- Data supplied:
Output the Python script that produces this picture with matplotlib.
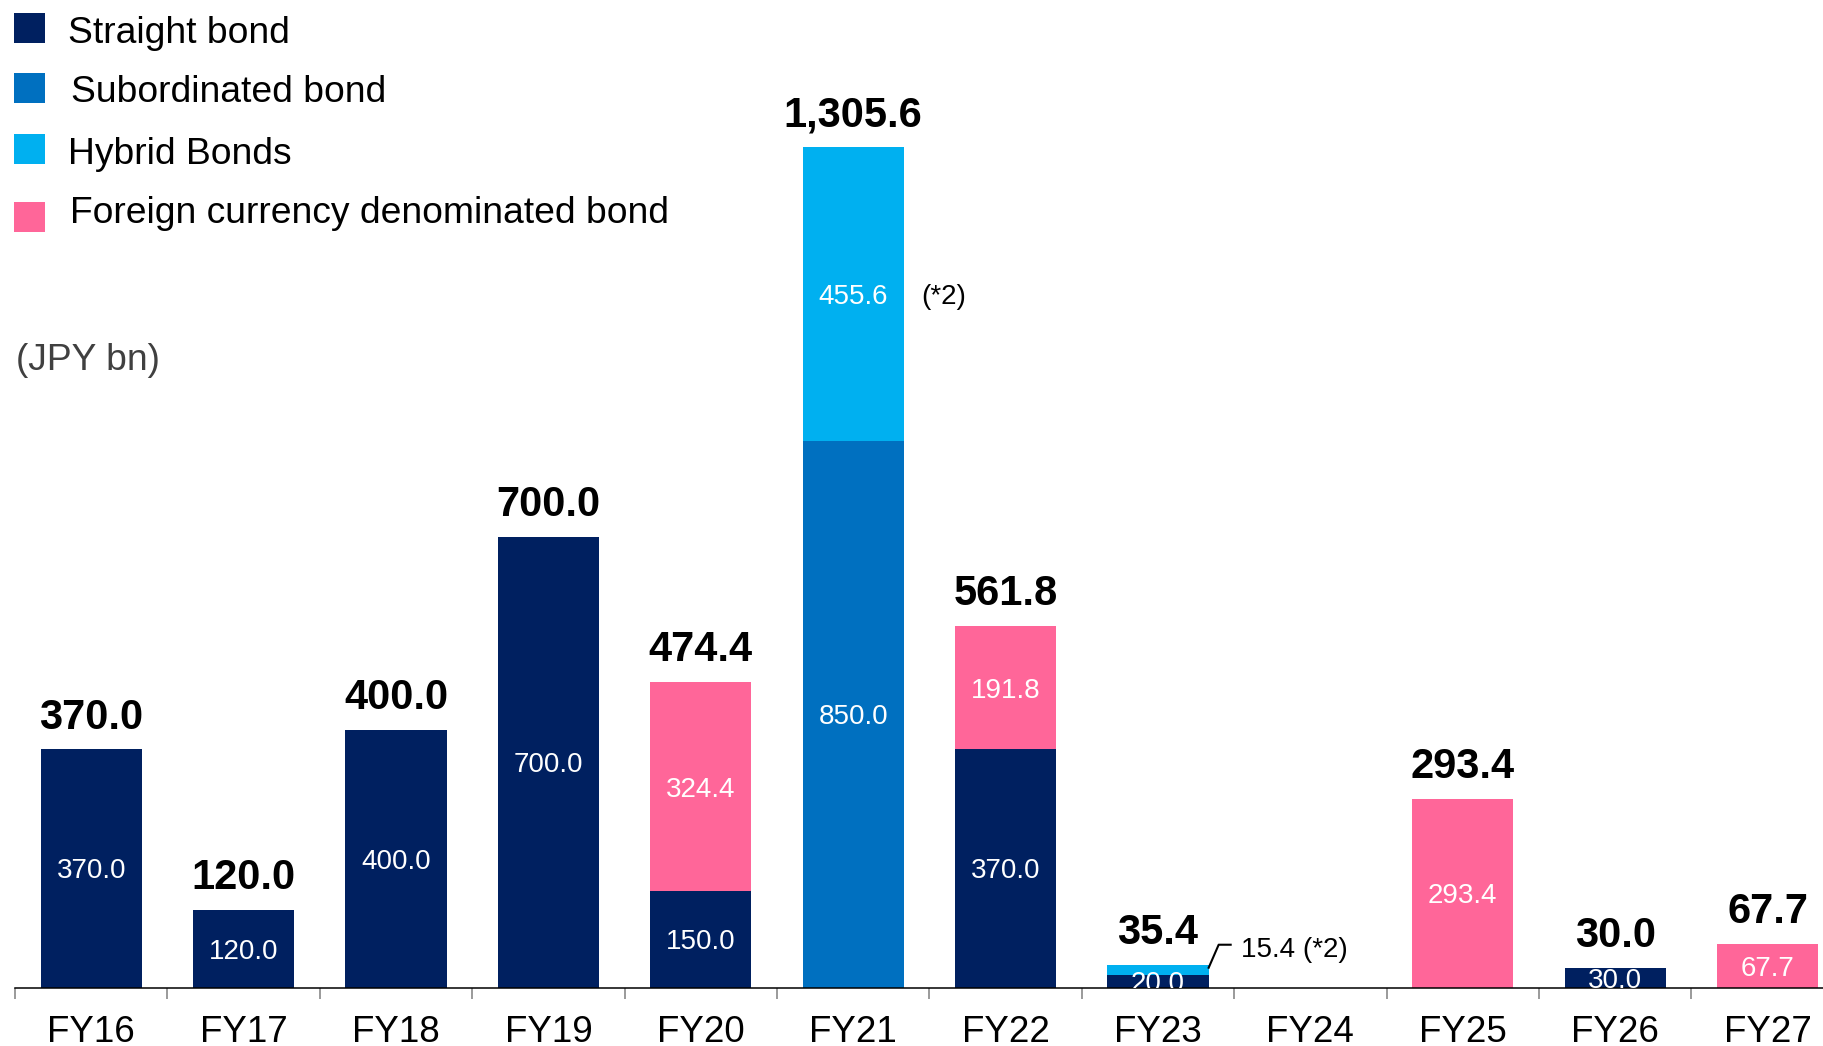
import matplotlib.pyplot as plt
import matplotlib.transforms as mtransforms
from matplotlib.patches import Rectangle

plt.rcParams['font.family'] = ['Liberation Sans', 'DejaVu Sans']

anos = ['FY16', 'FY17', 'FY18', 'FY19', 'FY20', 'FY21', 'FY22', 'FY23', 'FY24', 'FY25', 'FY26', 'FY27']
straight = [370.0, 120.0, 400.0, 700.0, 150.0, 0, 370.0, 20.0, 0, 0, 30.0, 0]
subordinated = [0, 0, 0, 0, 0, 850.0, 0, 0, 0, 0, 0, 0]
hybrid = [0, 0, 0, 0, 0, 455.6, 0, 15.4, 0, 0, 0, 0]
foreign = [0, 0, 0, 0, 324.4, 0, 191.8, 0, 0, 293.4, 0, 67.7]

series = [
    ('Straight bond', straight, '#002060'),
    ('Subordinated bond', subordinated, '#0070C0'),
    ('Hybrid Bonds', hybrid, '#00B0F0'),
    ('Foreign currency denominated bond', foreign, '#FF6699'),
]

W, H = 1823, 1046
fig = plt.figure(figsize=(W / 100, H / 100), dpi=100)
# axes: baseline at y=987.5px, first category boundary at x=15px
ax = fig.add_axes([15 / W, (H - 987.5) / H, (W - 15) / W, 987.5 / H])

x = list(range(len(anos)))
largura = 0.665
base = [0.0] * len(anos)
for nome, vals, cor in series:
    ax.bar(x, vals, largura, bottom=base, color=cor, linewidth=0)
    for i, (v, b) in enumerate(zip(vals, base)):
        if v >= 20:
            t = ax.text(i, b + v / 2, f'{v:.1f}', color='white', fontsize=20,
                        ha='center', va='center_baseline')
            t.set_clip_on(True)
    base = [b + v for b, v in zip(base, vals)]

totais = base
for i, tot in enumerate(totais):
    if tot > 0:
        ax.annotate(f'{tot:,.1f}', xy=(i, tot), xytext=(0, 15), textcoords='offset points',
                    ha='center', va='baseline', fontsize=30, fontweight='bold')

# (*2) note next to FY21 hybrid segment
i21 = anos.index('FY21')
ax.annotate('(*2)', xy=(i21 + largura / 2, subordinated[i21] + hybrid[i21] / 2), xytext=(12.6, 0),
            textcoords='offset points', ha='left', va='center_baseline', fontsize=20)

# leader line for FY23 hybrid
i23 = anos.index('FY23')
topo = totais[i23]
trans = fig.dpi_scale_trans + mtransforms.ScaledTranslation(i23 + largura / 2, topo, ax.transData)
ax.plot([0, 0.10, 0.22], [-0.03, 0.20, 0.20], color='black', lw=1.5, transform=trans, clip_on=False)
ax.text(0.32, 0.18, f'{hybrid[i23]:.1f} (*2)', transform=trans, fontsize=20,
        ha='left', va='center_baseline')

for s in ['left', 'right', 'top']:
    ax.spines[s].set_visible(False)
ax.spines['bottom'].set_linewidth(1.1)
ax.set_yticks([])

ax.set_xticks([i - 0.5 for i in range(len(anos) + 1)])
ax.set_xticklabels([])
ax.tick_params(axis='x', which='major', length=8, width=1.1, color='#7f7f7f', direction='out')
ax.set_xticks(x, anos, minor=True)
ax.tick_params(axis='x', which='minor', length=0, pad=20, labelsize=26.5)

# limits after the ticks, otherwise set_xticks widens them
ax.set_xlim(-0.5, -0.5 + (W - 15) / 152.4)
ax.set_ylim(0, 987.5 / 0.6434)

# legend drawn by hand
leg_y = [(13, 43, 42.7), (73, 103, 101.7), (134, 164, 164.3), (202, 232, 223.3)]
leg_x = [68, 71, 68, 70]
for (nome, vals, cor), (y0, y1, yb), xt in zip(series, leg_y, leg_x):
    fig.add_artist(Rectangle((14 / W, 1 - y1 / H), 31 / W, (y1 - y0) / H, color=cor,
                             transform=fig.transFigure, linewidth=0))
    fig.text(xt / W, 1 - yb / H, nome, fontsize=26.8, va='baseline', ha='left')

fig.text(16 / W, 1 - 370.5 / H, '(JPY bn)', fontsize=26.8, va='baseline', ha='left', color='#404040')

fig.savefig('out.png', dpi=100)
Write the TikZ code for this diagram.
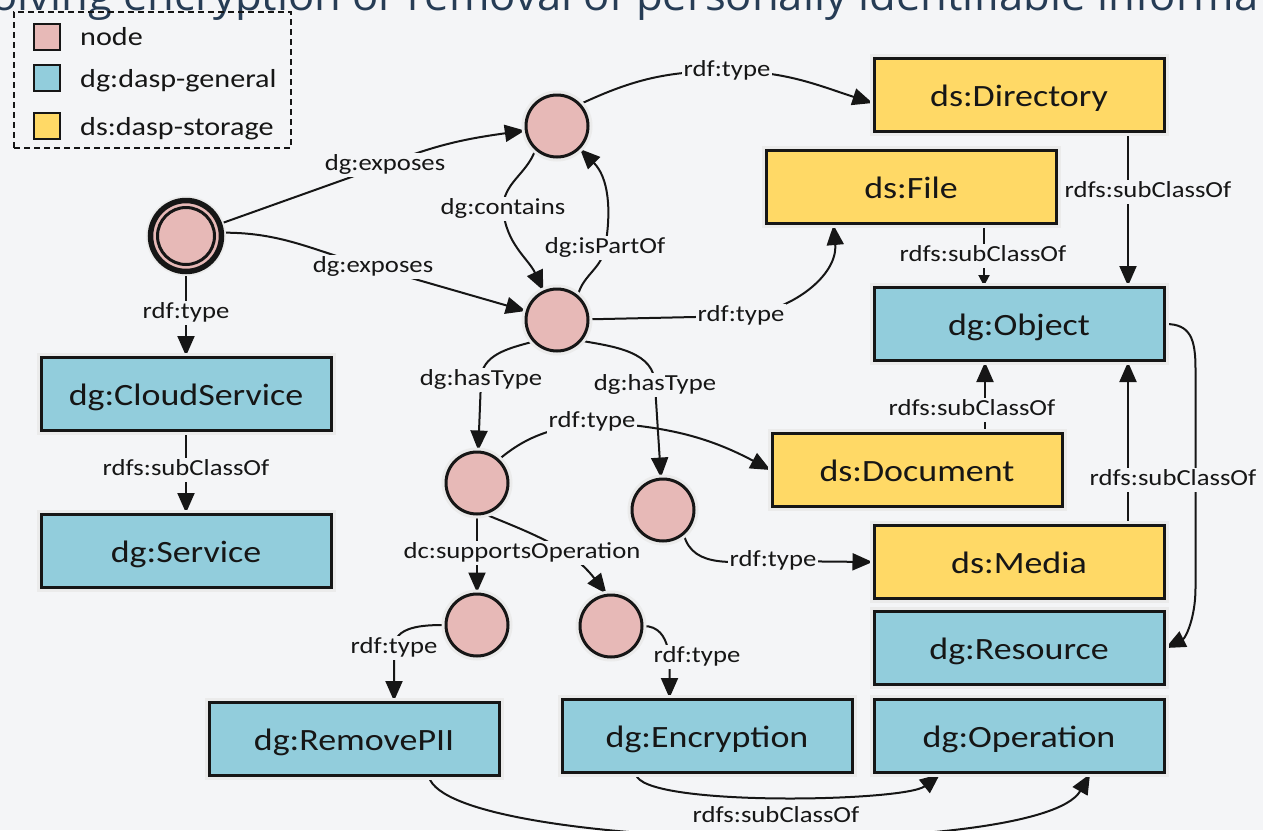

- Work required:
Each line from the top of the material through the line containing "plt.rcParams['font.family'] = ['Liberation" should be reproduced exactly; please drop any images.

- Exercise response:
Output the Python script that produces this picture with matplotlib.
import matplotlib.pyplot as plt
import matplotlib.transforms as mtransforms
from matplotlib.patches import Rectangle

plt.rcParams['font.family'] = ['Liberation Sans', 'DejaVu Sans']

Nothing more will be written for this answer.